**WHAT IS NEEDED:**
Reproduce every line of the listing as written, apart from the pictures.
-- Start of DATA LISTING --
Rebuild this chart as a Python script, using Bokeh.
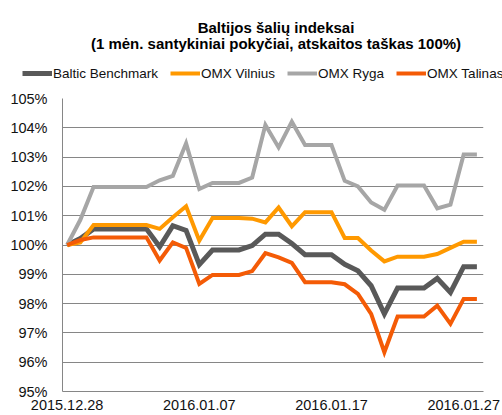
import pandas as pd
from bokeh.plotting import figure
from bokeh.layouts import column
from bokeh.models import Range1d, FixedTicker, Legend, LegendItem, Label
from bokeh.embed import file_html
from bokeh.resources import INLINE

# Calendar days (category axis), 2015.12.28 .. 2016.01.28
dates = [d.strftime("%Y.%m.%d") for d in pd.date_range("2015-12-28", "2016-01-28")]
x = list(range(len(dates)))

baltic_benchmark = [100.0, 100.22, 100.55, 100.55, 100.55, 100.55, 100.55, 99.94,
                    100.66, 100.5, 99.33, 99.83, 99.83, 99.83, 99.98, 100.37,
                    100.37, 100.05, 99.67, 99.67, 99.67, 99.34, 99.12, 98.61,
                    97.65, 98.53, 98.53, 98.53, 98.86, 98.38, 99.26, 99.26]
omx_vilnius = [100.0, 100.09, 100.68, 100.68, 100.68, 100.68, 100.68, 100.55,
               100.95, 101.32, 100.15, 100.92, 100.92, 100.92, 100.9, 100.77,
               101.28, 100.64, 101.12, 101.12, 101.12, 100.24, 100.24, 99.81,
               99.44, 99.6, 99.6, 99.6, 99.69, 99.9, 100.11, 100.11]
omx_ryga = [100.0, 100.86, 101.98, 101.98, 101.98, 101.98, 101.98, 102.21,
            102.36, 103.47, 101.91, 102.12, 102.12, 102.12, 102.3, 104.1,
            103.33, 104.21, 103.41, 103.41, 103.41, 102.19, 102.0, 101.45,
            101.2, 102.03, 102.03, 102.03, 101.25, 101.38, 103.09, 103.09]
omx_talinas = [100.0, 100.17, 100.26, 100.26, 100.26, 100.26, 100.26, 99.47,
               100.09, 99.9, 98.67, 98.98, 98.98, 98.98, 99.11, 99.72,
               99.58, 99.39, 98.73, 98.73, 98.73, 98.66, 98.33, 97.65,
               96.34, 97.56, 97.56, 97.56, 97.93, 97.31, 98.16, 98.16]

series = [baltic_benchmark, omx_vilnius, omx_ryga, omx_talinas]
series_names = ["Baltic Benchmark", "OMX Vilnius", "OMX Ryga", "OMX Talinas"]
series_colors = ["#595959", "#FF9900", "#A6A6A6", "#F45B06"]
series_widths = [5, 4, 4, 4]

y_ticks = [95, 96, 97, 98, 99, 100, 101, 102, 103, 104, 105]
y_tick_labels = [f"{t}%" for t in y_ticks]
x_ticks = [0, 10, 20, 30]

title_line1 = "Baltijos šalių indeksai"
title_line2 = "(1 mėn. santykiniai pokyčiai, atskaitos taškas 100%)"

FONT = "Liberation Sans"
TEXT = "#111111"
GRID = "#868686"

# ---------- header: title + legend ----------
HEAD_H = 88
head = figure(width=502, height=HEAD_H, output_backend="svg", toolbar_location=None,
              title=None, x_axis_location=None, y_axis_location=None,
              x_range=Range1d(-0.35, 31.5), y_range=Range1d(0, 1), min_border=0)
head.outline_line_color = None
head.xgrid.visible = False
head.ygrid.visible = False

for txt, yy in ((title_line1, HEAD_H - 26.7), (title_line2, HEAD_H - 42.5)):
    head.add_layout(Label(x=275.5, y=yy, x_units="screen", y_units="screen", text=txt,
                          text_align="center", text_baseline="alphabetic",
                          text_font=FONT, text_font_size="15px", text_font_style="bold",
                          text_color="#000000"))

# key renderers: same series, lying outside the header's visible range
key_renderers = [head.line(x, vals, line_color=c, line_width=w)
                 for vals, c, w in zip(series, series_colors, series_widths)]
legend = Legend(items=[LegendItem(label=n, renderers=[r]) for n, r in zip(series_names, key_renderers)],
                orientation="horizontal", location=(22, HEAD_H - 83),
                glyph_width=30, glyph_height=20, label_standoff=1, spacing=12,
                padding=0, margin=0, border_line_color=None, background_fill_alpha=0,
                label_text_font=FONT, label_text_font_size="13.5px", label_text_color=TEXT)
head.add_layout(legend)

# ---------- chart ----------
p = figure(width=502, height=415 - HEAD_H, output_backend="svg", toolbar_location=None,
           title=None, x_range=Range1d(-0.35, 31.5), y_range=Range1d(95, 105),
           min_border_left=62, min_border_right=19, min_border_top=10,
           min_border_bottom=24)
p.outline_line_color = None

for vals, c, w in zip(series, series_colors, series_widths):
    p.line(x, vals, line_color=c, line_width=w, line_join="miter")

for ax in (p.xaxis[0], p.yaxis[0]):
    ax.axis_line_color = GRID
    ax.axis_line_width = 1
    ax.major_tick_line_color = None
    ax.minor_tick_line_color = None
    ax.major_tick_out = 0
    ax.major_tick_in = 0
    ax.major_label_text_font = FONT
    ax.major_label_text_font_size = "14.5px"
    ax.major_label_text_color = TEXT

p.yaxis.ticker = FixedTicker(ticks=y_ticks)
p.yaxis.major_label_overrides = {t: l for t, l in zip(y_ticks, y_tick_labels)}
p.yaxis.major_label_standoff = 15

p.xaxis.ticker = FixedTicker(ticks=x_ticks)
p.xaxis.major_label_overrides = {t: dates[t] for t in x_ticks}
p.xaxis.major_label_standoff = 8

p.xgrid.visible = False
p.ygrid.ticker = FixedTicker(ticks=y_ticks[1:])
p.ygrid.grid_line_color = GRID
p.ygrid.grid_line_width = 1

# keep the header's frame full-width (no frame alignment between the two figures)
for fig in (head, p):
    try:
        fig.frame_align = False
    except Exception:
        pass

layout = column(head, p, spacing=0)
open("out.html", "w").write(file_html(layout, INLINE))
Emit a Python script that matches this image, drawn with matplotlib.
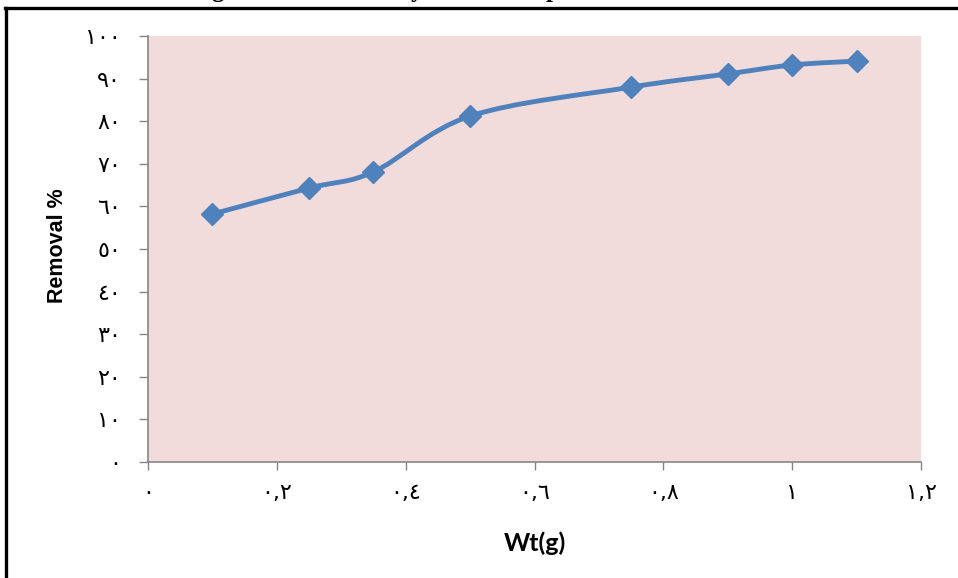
-- End of DATA LISTING --
**PROBLEM SOLUTION:**
Rebuild this chart as a Python script, using Bokeh.
import pandas as pd
from bokeh.plotting import figure
from bokeh.layouts import column
from bokeh.models import Range1d, FixedTicker, Legend, LegendItem, Label
from bokeh.embed import file_html
from bokeh.resources import INLINE

# Calendar days (category axis), 2015.12.28 .. 2016.01.28
dates = [d.strftime("%Y.%m.%d") for d in pd.date_range("2015-12-28", "2016-01-28")]
x = list(range(len(dates)))

baltic_benchmark = [100.0, 100.22, 100.55, 100.55, 100.55, 100.55, 100.55, 99.94,
                    100.66, 100.5, 99.33, 99.83, 99.83, 99.83, 99.98, 100.37,
                    100.37, 100.05, 99.67, 99.67, 99.67, 99.34, 99.12, 98.61,
                    97.65, 98.53, 98.53, 98.53, 98.86, 98.38, 99.26, 99.26]
omx_vilnius = [100.0, 100.09, 100.68, 100.68, 100.68, 100.68, 100.68, 100.55,
               100.95, 101.32, 100.15, 100.92, 100.92, 100.92, 100.9, 100.77,
               101.28, 100.64, 101.12, 101.12, 101.12, 100.24, 100.24, 99.81,
               99.44, 99.6, 99.6, 99.6, 99.69, 99.9, 100.11, 100.11]
omx_ryga = [100.0, 100.86, 101.98, 101.98, 101.98, 101.98, 101.98, 102.21,
            102.36, 103.47, 101.91, 102.12, 102.12, 102.12, 102.3, 104.1,
            103.33, 104.21, 103.41, 103.41, 103.41, 102.19, 102.0, 101.45,
            101.2, 102.03, 102.03, 102.03, 101.25, 101.38, 103.09, 103.09]
omx_talinas = [100.0, 100.17, 100.26, 100.26, 100.26, 100.26, 100.26, 99.47,
               100.09, 99.9, 98.67, 98.98, 98.98, 98.98, 99.11, 99.72,
               99.58, 99.39, 98.73, 98.73, 98.73, 98.66, 98.33, 97.65,
               96.34, 97.56, 97.56, 97.56, 97.93, 97.31, 98.16, 98.16]

series = [baltic_benchmark, omx_vilnius, omx_ryga, omx_talinas]
series_names = ["Baltic Benchmark", "OMX Vilnius", "OMX Ryga", "OMX Talinas"]
series_colors = ["#595959", "#FF9900", "#A6A6A6", "#F45B06"]
series_widths = [5, 4, 4, 4]

y_ticks = [95, 96, 97, 98, 99, 100, 101, 102, 103, 104, 105]
y_tick_labels = [f"{t}%" for t in y_ticks]
x_ticks = [0, 10, 20, 30]

title_line1 = "Baltijos šalių indeksai"
title_line2 = "(1 mėn. santykiniai pokyčiai, atskaitos taškas 100%)"

FONT = "Liberation Sans"
TEXT = "#111111"
GRID = "#868686"

# ---------- header: title + legend ----------
HEAD_H = 88
head = figure(width=502, height=HEAD_H, output_backend="svg", toolbar_location=None,
              title=None, x_axis_location=None, y_axis_location=None,
              x_range=Range1d(-0.35, 31.5), y_range=Range1d(0, 1), min_border=0)
head.outline_line_color = None
head.xgrid.visible = False
head.ygrid.visible = False

for txt, yy in ((title_line1, HEAD_H - 26.7), (title_line2, HEAD_H - 42.5)):
    head.add_layout(Label(x=275.5, y=yy, x_units="screen", y_units="screen", text=txt,
                          text_align="center", text_baseline="alphabetic",
                          text_font=FONT, text_font_size="15px", text_font_style="bold",
                          text_color="#000000"))

# key renderers: same series, lying outside the header's visible range
key_renderers = [head.line(x, vals, line_color=c, line_width=w)
                 for vals, c, w in zip(series, series_colors, series_widths)]
legend = Legend(items=[LegendItem(label=n, renderers=[r]) for n, r in zip(series_names, key_renderers)],
                orientation="horizontal", location=(22, HEAD_H - 83),
                glyph_width=30, glyph_height=20, label_standoff=1, spacing=12,
                padding=0, margin=0, border_line_color=None, background_fill_alpha=0,
                label_text_font=FONT, label_text_font_size="13.5px", label_text_color=TEXT)
head.add_layout(legend)

# ---------- chart ----------
p = figure(width=502, height=415 - HEAD_H, output_backend="svg", toolbar_location=None,
           title=None, x_range=Range1d(-0.35, 31.5), y_range=Range1d(95, 105),
           min_border_left=62, min_border_right=19, min_border_top=10,
           min_border_bottom=24)
p.outline_line_color = None

for vals, c, w in zip(series, series_colors, series_widths):
    p.line(x, vals, line_color=c, line_width=w, line_join="miter")

for ax in (p.xaxis[0], p.yaxis[0]):
    ax.axis_line_color = GRID
    ax.axis_line_width = 1
    ax.major_tick_line_color = None
    ax.minor_tick_line_color = None
    ax.major_tick_out = 0
    ax.major_tick_in = 0
    ax.major_label_text_font = FONT
    ax.major_label_text_font_size = "14.5px"
    ax.major_label_text_color = TEXT

p.yaxis.ticker = FixedTicker(ticks=y_ticks)
p.yaxis.major_label_overrides = {t: l for t, l in zip(y_ticks, y_tick_labels)}
p.yaxis.major_label_standoff = 15

p.xaxis.ticker = FixedTicker(ticks=x_ticks)
p.xaxis.major_label_overrides = {t: dates[t] for t in x_ticks}
p.xaxis.major_label_standoff = 8

p.xgrid.visible = False
p.ygrid.ticker = FixedTicker(ticks=y_ticks[1:])
p.ygrid.grid_line_color = GRID
p.ygrid.grid_line_width = 1

# keep the header's frame full-width (no frame alignment between the two figures)
for fig in (head, p):
    try:
        fig.frame_align = False
    except Exception:
        pass

layout = column(head, p, spacing=0)
open("out.html", "w").write(file_html(layout, INLINE))
Emit a Python script that matches this image, drawn with matplotlib.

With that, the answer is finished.